The insider threat is becoming ever more prevalent. Matthew Bryars, CEO of Aeriandi discusses what businesses can do to protect themselves from this growing security issue.
As security technology becomes increasingly advanced, many payment channels are more secure than ever. While this is great news for shoppers, unfortunately it means that criminals and fraudsters are increasingly turning to the small number of less secure avenues that remain.
The customer contact centre is one such avenue, where high volumes of daily Card Not Present (CNP) transactions, coupled with often-lax physical security and high staff turnover makes robust data security an ongoing issue.
CNP transactions themselves (consisting of online, telephone and mail order purchases) also remain a challenge in the payments industry, due to the difficulty in implementing a second authentication layer (such as Chip and PIN) into the process. Fortunately, online CNP transaction are becoming more secure through the deployment of 3-D Secure technology, but telephone and mail order transactions remain exposed. Customers are often unaware that when they make a manual payment over the telephone via a contact centre representative, they are providing that agent with all of the details necessary to use their card fraudulently if they were so inclined.

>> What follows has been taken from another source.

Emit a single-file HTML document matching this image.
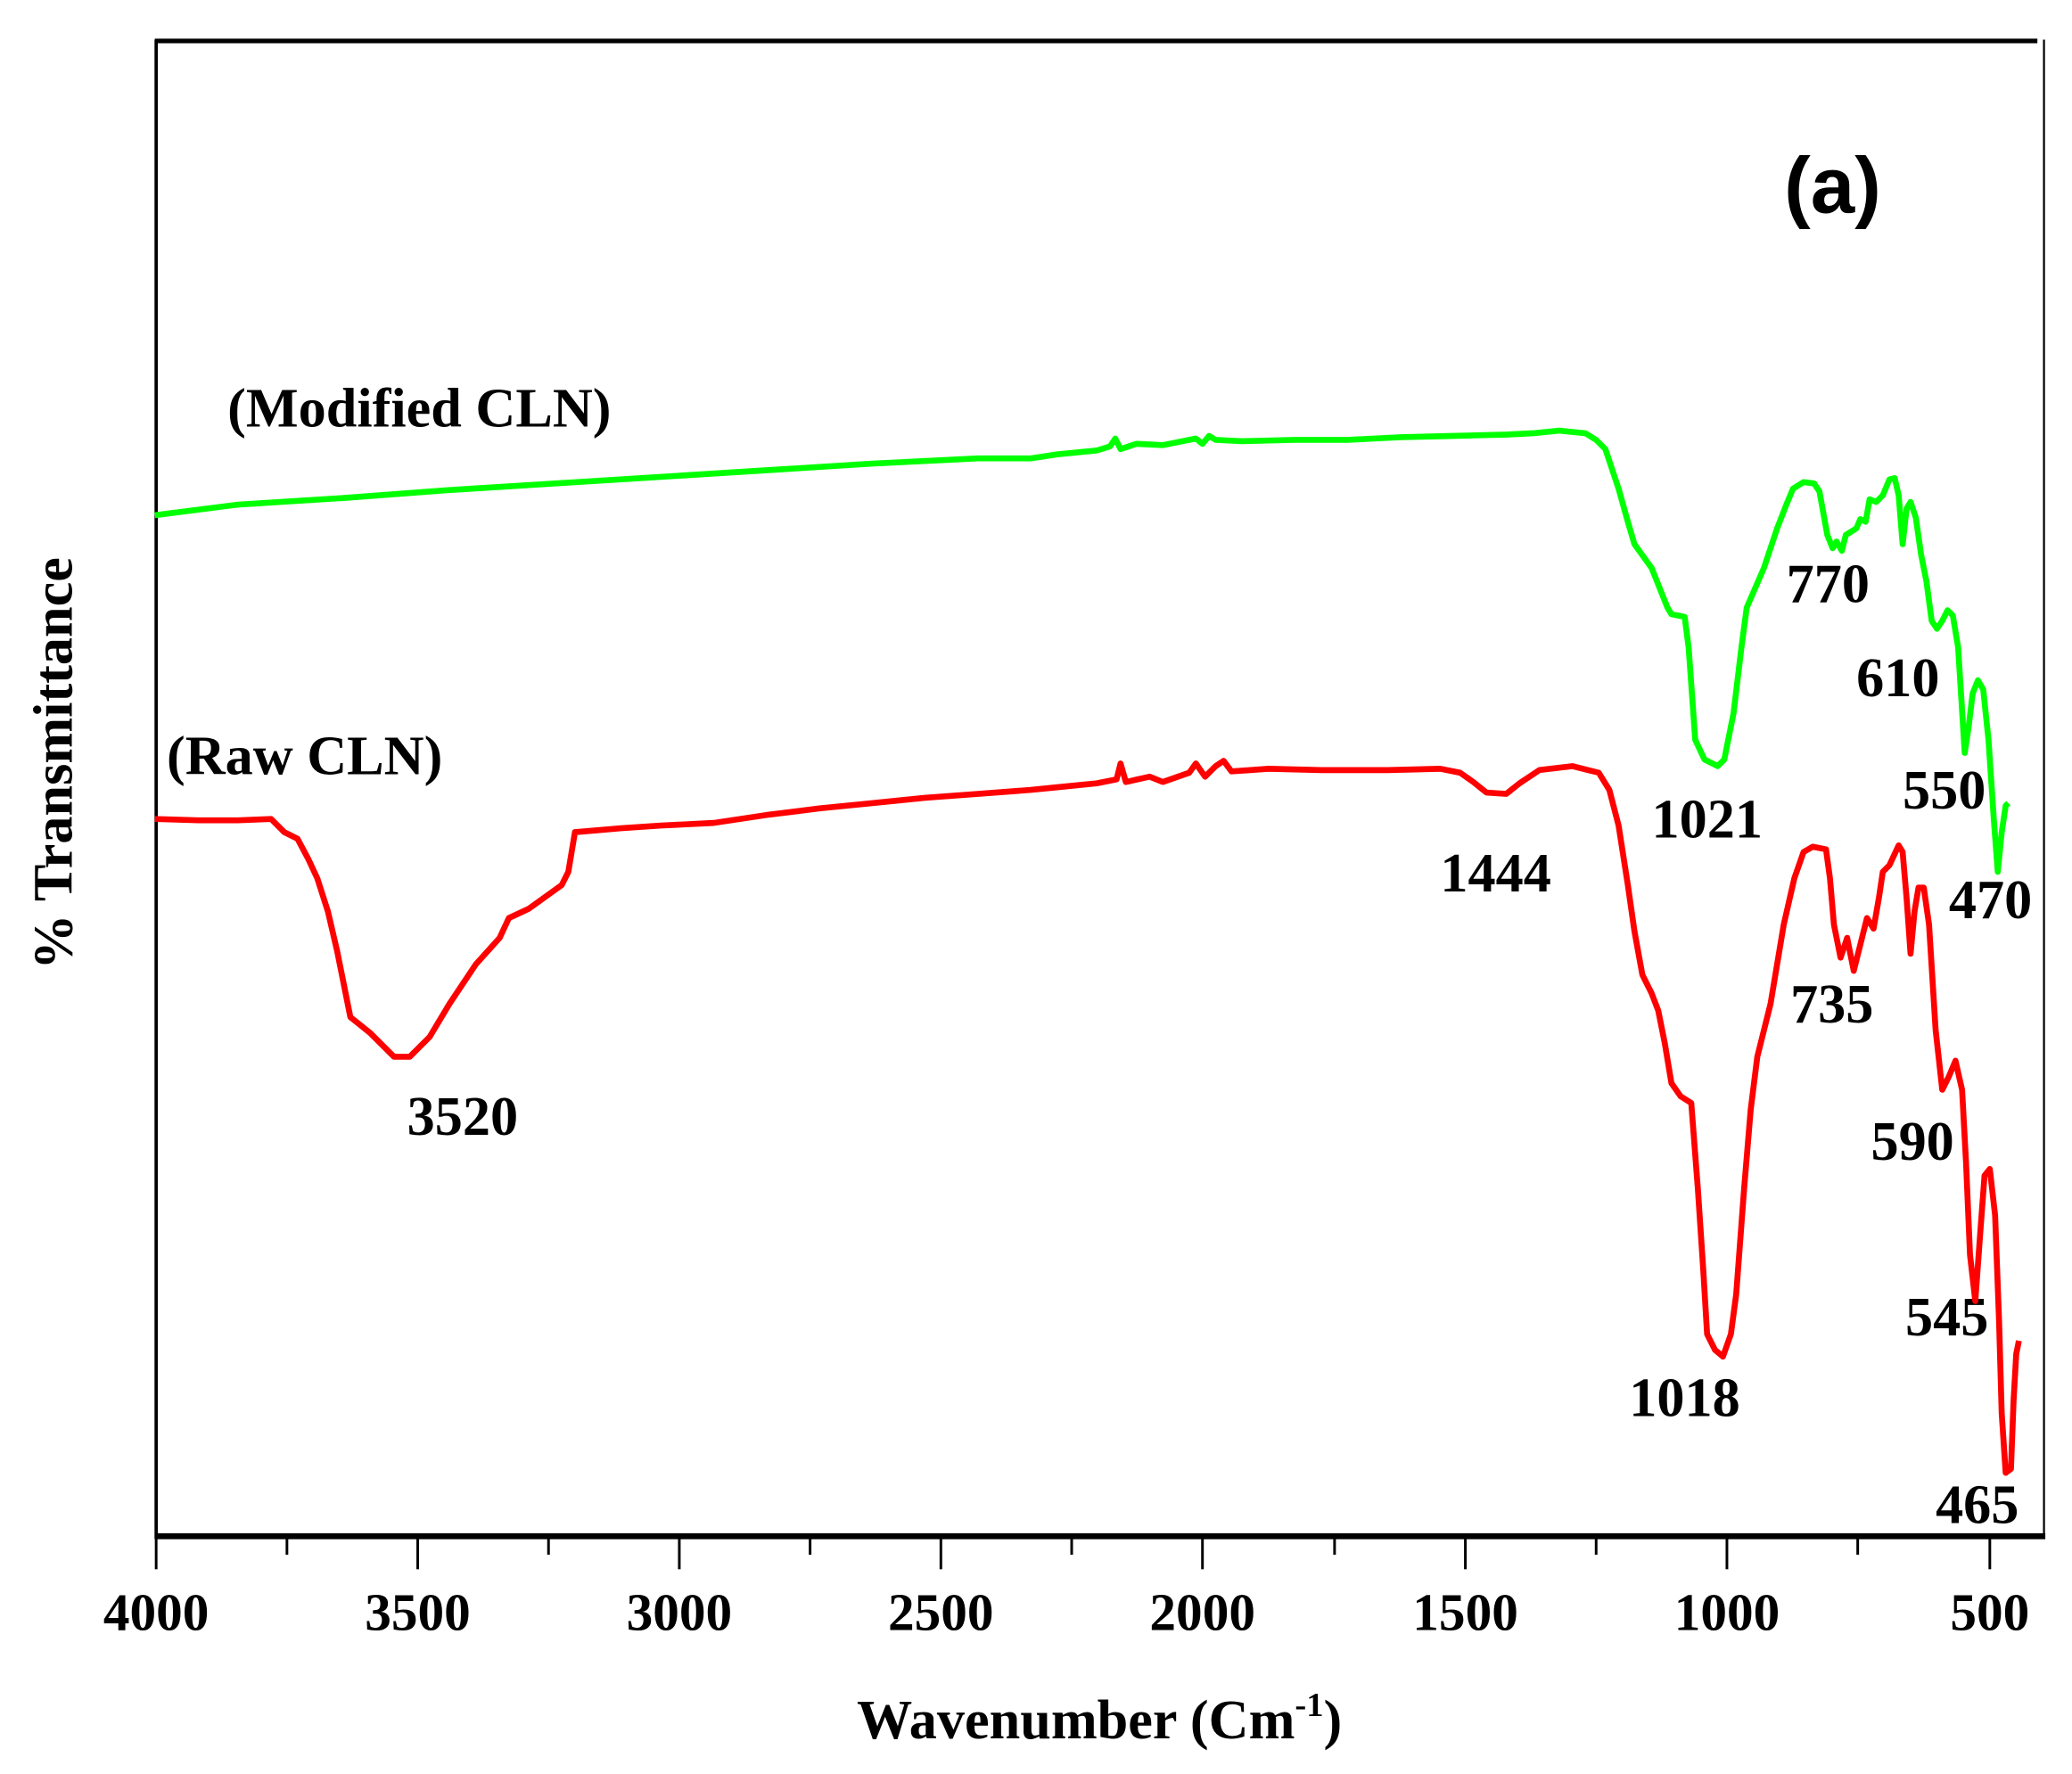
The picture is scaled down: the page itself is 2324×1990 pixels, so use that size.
<!DOCTYPE html>
<html><head><meta charset="utf-8"><style>html,body{margin:0;padding:0;background:#fff}svg{display:block}</style></head>
<body>
<svg width="2324" height="1990" viewBox="0 0 1568 1343" xmlns="http://www.w3.org/2000/svg">
<rect width="1568" height="1343" fill="#fff"/>
<g font-family="Liberation Serif, serif" font-weight="bold" fill="#000">
<line x1="117" y1="31" x2="1542" y2="31" stroke="#000" stroke-width="3.5"/>
<line x1="118" y1="30" x2="118" y2="1165" stroke="#000" stroke-width="2.5"/>
<line x1="1547" y1="30" x2="1547" y2="1165" stroke="#000" stroke-width="1.5"/>
<line x1="117" y1="1163" x2="1548" y2="1163" stroke="#000" stroke-width="4.5"/>
<g stroke="#000" stroke-width="2">
<line x1="118" y1="1163" x2="118" y2="1188"/><line x1="217" y1="1163" x2="217" y2="1177"/>
<line x1="316" y1="1163" x2="316" y2="1188"/><line x1="415" y1="1163" x2="415" y2="1177"/>
<line x1="514" y1="1163" x2="514" y2="1188"/><line x1="613" y1="1163" x2="613" y2="1177"/>
<line x1="712" y1="1163" x2="712" y2="1188"/><line x1="811" y1="1163" x2="811" y2="1177"/>
<line x1="910" y1="1163" x2="910" y2="1188"/><line x1="1010" y1="1163" x2="1010" y2="1177"/>
<line x1="1109" y1="1163" x2="1109" y2="1188"/><line x1="1208" y1="1163" x2="1208" y2="1177"/>
<line x1="1307" y1="1163" x2="1307" y2="1188"/><line x1="1406" y1="1163" x2="1406" y2="1177"/>
<line x1="1506" y1="1163" x2="1506" y2="1188"/>
</g>
<g font-size="40" text-anchor="middle">
<text x="118" y="1234">4000</text><text x="316" y="1234">3500</text><text x="514" y="1234">3000</text>
<text x="712" y="1234">2500</text><text x="910" y="1234">2000</text><text x="1109" y="1234">1500</text>
<text x="1307" y="1234">1000</text><text x="1506" y="1234">500</text>
</g>
<text x="832" y="1316" font-size="42" text-anchor="middle">Wavenumber (Cm<tspan font-size="26" dy="-17">-1</tspan><tspan dy="17">)</tspan></text>
<text transform="translate(54,578) rotate(-90)" font-size="42" text-anchor="middle">% Transmittance</text>
<text x="1387" y="161" font-family="Liberation Sans, sans-serif" font-size="60" text-anchor="middle">(a)</text>
<g font-size="42">
<text x="172" y="323">(Modified CLN)</text>
<text x="126" y="586">(Raw CLN)</text>
<text x="308" y="859">3520</text>
<text x="1090" y="675">1444</text>
<text x="1250" y="634">1021</text>
<text x="1233" y="1072">1018</text>
<text x="1352" y="456">770</text>
<text x="1405" y="527">610</text>
<text x="1440" y="612">550</text>
<text x="1475" y="695">470</text>
<text x="1355" y="774">735</text>
<text x="1416" y="878">590</text>
<text x="1442" y="1011">545</text>
<text x="1465" y="1153">465</text>
</g>
</g>
<polyline fill="none" stroke="#00ff00" stroke-width="4.5" stroke-linejoin="round" points="117,390 180,382 260,377 340,371 420,366 500,361 580,356 660,351 740,347 780,347 800,344 830,341 840,338 844,332 848,340 860,336 880,337 895,334 905,332 910,336 915,330 920,333 940,334 980,333 1020,333 1060,331 1100,330 1140,329 1160,328 1180,326 1200,328 1208,333 1215,340 1220,355 1225,370 1232,395 1237,412 1250,430 1262,460 1265,465 1275,467 1278,490 1283,560 1290,575 1300,580 1305,575 1312,540 1318,490 1322,460 1335,430 1345,400 1352,382 1357,370 1365,365 1373,366 1377,372 1383,405 1387,415 1390,410 1394,417 1397,405 1405,400 1408,393 1412,395 1415,378 1420,380 1425,375 1430,363 1434,362 1437,375 1440,412 1443,385 1446,380 1450,392 1454,420 1458,440 1462,470 1466,476 1470,470 1474,462 1478,466 1482,490 1487,570 1490,550 1493,525 1497,515 1501,522 1505,560 1509,620 1512,660 1515,630 1518,610 1520,608"/>
<polyline fill="none" stroke="#ff0000" stroke-width="4.5" stroke-linejoin="round" points="117,620 150,621 180,621 205,620 215,630 225,635 233,650 240,665 248,690 255,720 265,770 280,782 298,800 310,800 325,785 340,760 360,730 378,710 385,695 400,688 425,670 430,660 435,630 470,627 500,625 540,623 580,617 620,612 660,608 700,604 740,601 780,598 800,596 830,593 845,590 848,578 852,592 870,588 880,592 900,585 905,578 912,588 920,580 926,576 932,584 960,582 1000,583 1050,583 1090,582 1105,585 1115,592 1125,600 1140,601 1150,593 1165,583 1190,580 1210,585 1218,598 1225,625 1232,670 1237,705 1243,738 1250,752 1255,765 1260,790 1265,820 1272,830 1280,835 1285,900 1289,960 1292,1010 1298,1022 1304,1027 1310,1010 1314,980 1320,900 1325,840 1330,800 1340,760 1350,700 1358,665 1365,645 1372,641 1382,643 1385,665 1388,700 1393,725 1398,710 1403,735 1408,715 1413,695 1418,703 1422,680 1425,660 1430,655 1437,640 1440,645 1443,680 1446,722 1449,690 1452,672 1456,672 1460,700 1465,780 1470,825 1475,815 1480,803 1485,825 1488,880 1491,950 1495,985 1499,930 1502,890 1506,885 1510,920 1513,1000 1515,1070 1518,1115 1522,1112 1524,1060 1526,1025 1528,1015"/>
</svg>
</body></html>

Long-term CNP security solutions are in development, but until they are ready for global deployment, the contact centre will remain vulnerable, particularly when combined with the risk posed by insider threats.
Insider threats appear in all shapes and sizes…
One of the main problems with mitigating the risks posed by insider threats is identifying perpetrators before it’s too late. Contact centre employees have access to most of the sensitive payment information needed to carry out fraud by default; but it can be difficult to tell if those accessing it are doing so legitimately or with malicious intent. Furthermore, contact centre employees can be vulnerable either to criminal coercion or simply to accidental disclosure; two scenarios at opposite ends of the spectrum but both are equally dangerous in their own way.
For example, a few years ago, CIPHER (an independent security auditor and Quality Security Assessor) was asked by a bank to inspect suspicious activity in the form of unauthorised use of credit cards taking place. The problem was traced back to a contact centre worker who was found to be on the premises outside of their normal shift pattern and using a colleague’s computer to illegally gain access to customer card details. It was later discovered that the perpetrator was part of an organised crime ring, who had gained illegal access to over 15,000 credit cards through this method.
But as mentioned above, not all insider threats have malicious intent. During a recent contact centre assessment, a site auditor observed agents manually writing down phone payment details as part of a policy to ensure continuity in the event that IT systems went down mid-transaction. This payment data was then inputted into a pin pad to complete the transaction. If the transaction failed or was abandoned, the pin pad slip and hand written card information were simply thrown into bins in the corner of the office, with the data still intact. The auditor then asked where the records of completed transactions were stored. He was shown an unlocked office full of pin pad slips containing payment information, whereby his guide proudly explained the bull-dog clip system they used to prevent the slips being blown away by a gust of wind!
These particular stories are of course, extreme cases. Technology has made some incredible advances in recent years and largely, people are becoming much more tuned in to the threat against personal data, particularly cardholder data. However, there are still not widely enough distributed or developed security measures in place to eliminate the insider threat. Generally, networks are not segmented, while cardholder information is still widely entered into payment systems manually. As long as exercises such as this continue, contact centres will remain a key target for fraudsters.
How can this be solved?
If contact centres meet the latest PCI DSS compliance standards they will make big steps towards improving security within their domain. There are various ways to achieve compliance but one of the most cost effective is to use secure phone payment technology to ensure sensitive card information never enters the contact centre environment in the first place. Instead, payments are routed via a secure payment platform, meaning agents can see the transaction is taking place but crucially, have no visibility of the customer’s card numbers or data. With no sensitive data taken, processed or stored on site, the risk of insider fraud is almost completely removed and the agents themselves are protected from potential criminal coercion. Secure payment systems can also boost customer confidence as they no longer need to verbally hand their details over to an agent.
There’s no reason to take the risk
If a breach should occur, the costs of internal fraud can be extremely high. Aside from the sanctions and financial penalties imposed by regulators, often it is the associated reputational damage that organisations struggle to recover from.
The irony is that organisations need not take any risk at all with payment card data. Secure phone payment solutions can completely eliminate the need for this information to enter the contact centre environment, making them a far less appealing target for criminals and removing the associated risks to the organisation.